Extract everything from the first line through the line with "const regionTicks = [0, 1, 2, 3, 4, 5, 6];", both ends included, except for any pictures.

**** DATA SHOWN ****

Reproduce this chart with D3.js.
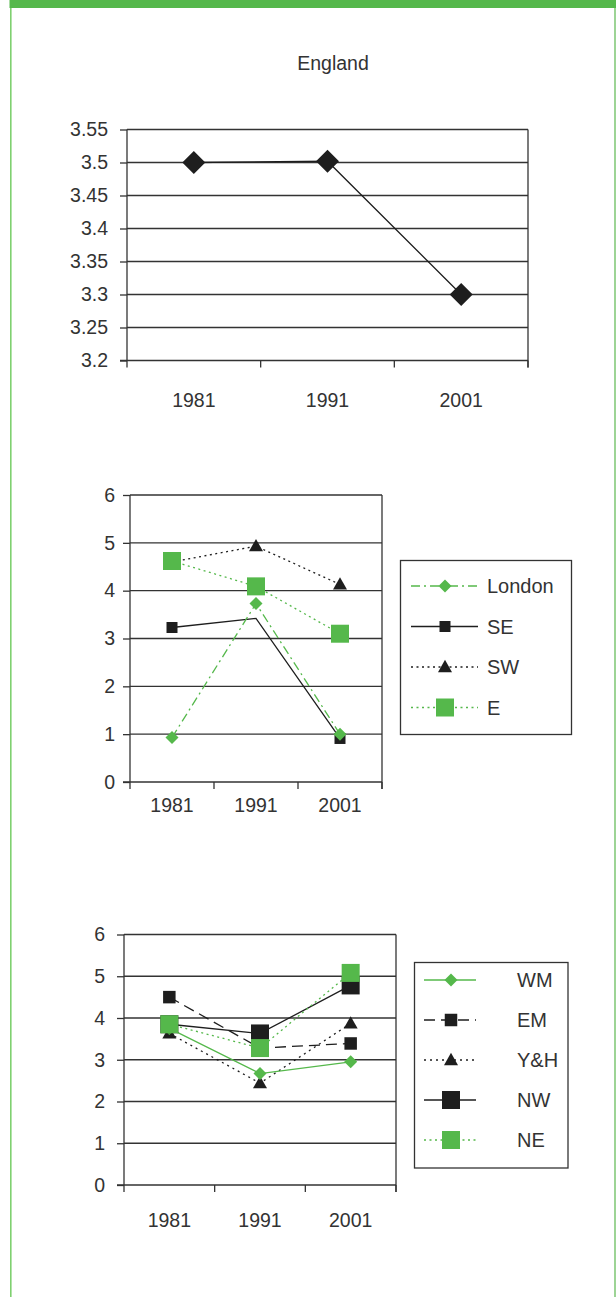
<!DOCTYPE html>
<html>
<head>
<meta charset="utf-8">
<script src="https://cdn.jsdelivr.net/npm/d3@7"></script>
<style>
  html, body { margin: 0; padding: 0; background: #fff; }
  svg { display: block; }
  text { font-family: "Liberation Sans", Arial, Helvetica, sans-serif; fill: #333; }
</style>
</head>
<body>
<svg id="chart" width="616" height="1297"></svg>
<script>
// ---------- DATA ----------
const years = ["1981", "1991", "2001"];

const englandTitle = "England";
const englandValues = [3.5, 3.502, 3.3];
const englandTicks = [3.2, 3.25, 3.3, 3.35, 3.4, 3.45, 3.5, 3.55];
const englandTickLabels = ["3.2", "3.25", "3.3", "3.35", "3.4", "3.45", "3.5", "3.55"];

const regionTicks = [0, 1, 2, 3, 4, 5, 6];

// chart 2
const londonValues = [0.93, 3.73, 1.0];
const seValues = [3.23, 3.42, 0.91];
const swValues = [4.6, 4.93, 4.13];
const eValues = [4.62, 4.09, 3.1];

// chart 3
const wmValues = [3.75, 2.67, 2.95];
const emValues = [4.5, 3.28, 3.39];
const yhValues = [3.63, 2.44, 3.87];
const nwValues = [3.85, 3.63, 4.78];
const neValues = [3.85, 3.28, 5.08];

// ---------- STYLE ----------
const GREEN = "#55b84b";
const DARK = "#1e1e1e";
const GRID = "#333";

const svg = d3.select("#chart");

// page frame
svg.append("rect").attr("x", 9.5).attr("y", 0).attr("width", 606.5).attr("height", 8).attr("fill", GREEN);
svg.append("line").attr("x1", 10.8).attr("x2", 10.8).attr("y1", 8).attr("y2", 1297)
  .attr("stroke", "#7fd070").attr("stroke-width", 1.6);
svg.append("line").attr("x1", 615).attr("x2", 615).attr("y1", 8).attr("y2", 1297)
  .attr("stroke", "#5cb84f").attr("stroke-width", 1.2);

// marker shapes
function markerPath(shape, s) {
  const h = s / 2;
  if (shape === "diamond") return `M0,${-h}L${h},0L0,${h}L${-h},0Z`;
  if (shape === "square") return `M${-h},${-h}H${h}V${h}H${-h}Z`;
  if (shape === "triangle") {
    const th = s * 0.88;
    return `M0,${-th * 0.58}L${h},${th * 0.42}L${-h},${th * 0.42}Z`;
  }
  return "";
}

function drawChart(cfg) {
  const g = svg.append("g");
  const x = d3.scaleBand().domain(years).range([cfg.left, cfg.right]).padding(0);
  const y = d3.scaleLinear().domain(cfg.domain).range([cfg.bottom, cfg.top]);

  // gridlines
  g.selectAll("line.grid").data(cfg.ticks.filter(t => t !== cfg.domain[0])).join("line")
    .attr("x1", cfg.left).attr("x2", cfg.right)
    .attr("y1", d => y(d)).attr("y2", d => y(d))
    .attr("stroke", GRID).attr("stroke-width", 1.3);

  // left axis
  const yAxis = d3.axisLeft(y).tickValues(cfg.ticks).tickSize(7).tickPadding(cfg.labelPad)
    .tickFormat((d, i) => cfg.tickLabels[i]);
  const ya = g.append("g").attr("transform", `translate(${cfg.left},0)`).call(yAxis);
  ya.select(".domain").attr("stroke", GRID).attr("stroke-width", 1.3)
    .attr("d", `M0,${cfg.bottom}V${cfg.top}`);
  ya.selectAll(".tick line").attr("stroke", GRID).attr("stroke-width", 1.3);
  ya.selectAll(".tick text").attr("font-size", cfg.fontSize).attr("fill", "#333")
    .attr("font-family", '"Liberation Sans", Arial, sans-serif');

  // right border
  g.append("line").attr("x1", cfg.right).attr("x2", cfg.right)
    .attr("y1", cfg.top).attr("y2", cfg.bottom + 7)
    .attr("stroke", GRID).attr("stroke-width", 1.3);

  // bottom axis
  g.append("line").attr("x1", cfg.left - 7).attr("x2", cfg.right)
    .attr("y1", cfg.bottom).attr("y2", cfg.bottom)
    .attr("stroke", GRID).attr("stroke-width", 1.3);
  const bounds = years.map(d => x(d)).concat([x(years[years.length - 1]) + x.bandwidth()]);
  g.selectAll("line.xt").data(bounds).join("line")
    .attr("x1", d => d).attr("x2", d => d)
    .attr("y1", cfg.bottom).attr("y2", cfg.bottom + 7)
    .attr("stroke", GRID).attr("stroke-width", 1.3);
  g.selectAll("text.xl").data(years).join("text")
    .attr("x", d => x(d) + x.bandwidth() / 2)
    .attr("y", cfg.xLabelY)
    .attr("text-anchor", "middle")
    .attr("font-size", cfg.fontSize)
    .text(d => d);

  // series
  cfg.series.forEach(s => {
    const line = d3.line().x((d, i) => x(years[i]) + x.bandwidth() / 2).y(d => y(d));
    g.append("path").attr("d", line(s.values))
      .attr("fill", "none").attr("stroke", s.color).attr("stroke-width", s.width || 1.3)
      .attr("stroke-dasharray", s.dash || null);
    g.selectAll(null).data(s.values.map((v, i) => ({ v, i })).filter(d => !(s.hide || []).includes(d.i)))
      .join("path")
      .attr("transform", d => `translate(${x(years[d.i]) + x.bandwidth() / 2},${y(d.v)})`)
      .attr("d", markerPath(s.shape, s.size))
      .attr("fill", s.color);
  });

  // legend
  if (cfg.legend) {
    const L = cfg.legend;
    g.append("rect").attr("x", L.x).attr("y", L.y).attr("width", L.w).attr("height", L.h)
      .attr("fill", "#fff").attr("stroke", GRID).attr("stroke-width", 1.3);
    L.items.forEach((name, k) => {
      const s = cfg.series.find(d => d.name === name);
      const cy = L.firstY + k * L.step;
      g.append("line").attr("x1", L.lineX1).attr("x2", L.lineX2).attr("y1", cy).attr("y2", cy)
        .attr("stroke", s.color).attr("stroke-width", s.width || 1.3)
        .attr("stroke-dasharray", s.dash || null);
      g.append("path").attr("transform", `translate(${L.markX},${cy})`)
        .attr("d", markerPath(s.shape, s.legendSize || s.size)).attr("fill", s.color);
      g.append("text").attr("x", L.textX).attr("y", cy + 7).attr("font-size", 20).text(name);
    });
  }
  return { x, y };
}

// Title
svg.append("text").attr("x", 333).attr("y", 70).attr("text-anchor", "middle")
  .attr("font-size", 19.5).text(englandTitle);

// Chart 1: England
drawChart({
  left: 127, right: 528, top: 129.5, bottom: 360.5,
  domain: [3.2, 3.55], ticks: englandTicks, tickLabels: englandTickLabels,
  labelPad: 12, fontSize: 19.5, xLabelY: 407,
  series: [
    { name: "England", values: englandValues, color: DARK, shape: "diamond", size: 23, width: 1.3 }
  ]
});

// Chart 2: London, SE, SW, E
drawChart({
  left: 130, right: 382, top: 495, bottom: 782,
  domain: [0, 6], ticks: regionTicks, tickLabels: regionTicks.map(String),
  labelPad: 8, fontSize: 19.5, xLabelY: 812,
  series: [
    { name: "SE", values: seValues, color: DARK, shape: "square", size: 11, hide: [1] },
    { name: "SW", values: swValues, color: DARK, shape: "triangle", size: 14, dash: "2,3.5" },
    { name: "London", values: londonValues, color: GREEN, shape: "diamond", size: 13, dash: "9,4,2,4" },
    { name: "E", values: eValues, color: GREEN, shape: "square", size: 18, dash: "2,3.5" }
  ],
  legend: {
    x: 400.5, y: 560.5, w: 171, h: 174,
    items: ["London", "SE", "SW", "E"],
    firstY: 586, step: 40.5, lineX1: 411, lineX2: 478, markX: 445, textX: 487
  }
});

// Chart 3: WM, EM, Y&H, NW, NE
drawChart({
  left: 124, right: 396, top: 934.5, bottom: 1185,
  domain: [0, 6], ticks: regionTicks, tickLabels: regionTicks.map(String),
  labelPad: 12, fontSize: 19.5, xLabelY: 1227,
  series: [
    { name: "EM", values: emValues, color: DARK, shape: "square", size: 12.5, dash: "11,6" },
    { name: "Y&H", values: yhValues, color: DARK, shape: "triangle", size: 14, dash: "2,4" },
    { name: "WM", values: wmValues, color: GREEN, shape: "diamond", size: 13 },
    { name: "NW", values: nwValues, color: DARK, shape: "square", size: 18 },
    { name: "NE", values: neValues, color: GREEN, shape: "square", size: 18, dash: "2,3.5" }
  ],
  legend: {
    x: 414.5, y: 962.5, w: 153.5, h: 205.5,
    items: ["WM", "EM", "Y&H", "NW", "NE"],
    firstY: 980, step: 40, lineX1: 424, lineX2: 476, markX: 451, textX: 517
  }
});
</script>
</body>
</html>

****

RESPONSE>
Reproduce this chart with D3.js.
<!DOCTYPE html>
<html>
<head>
<meta charset="utf-8">
<script src="https://cdn.jsdelivr.net/npm/d3@7"></script>
<style>
  html, body { margin: 0; padding: 0; background: #fff; }
  svg { display: block; }
  text { font-family: "Liberation Sans", Arial, Helvetica, sans-serif; fill: #333; }
</style>
</head>
<body>
<svg id="chart" width="616" height="1297"></svg>
<script>
// ---------- DATA ----------
const years = ["1981", "1991", "2001"];

const englandTitle = "England";
const englandValues = [3.5, 3.502, 3.3];
const englandTicks = [3.2, 3.25, 3.3, 3.35, 3.4, 3.45, 3.5, 3.55];
const englandTickLabels = ["3.2", "3.25", "3.3", "3.35", "3.4", "3.45", "3.5", "3.55"];

const regionTicks = [0, 1, 2, 3, 4, 5, 6];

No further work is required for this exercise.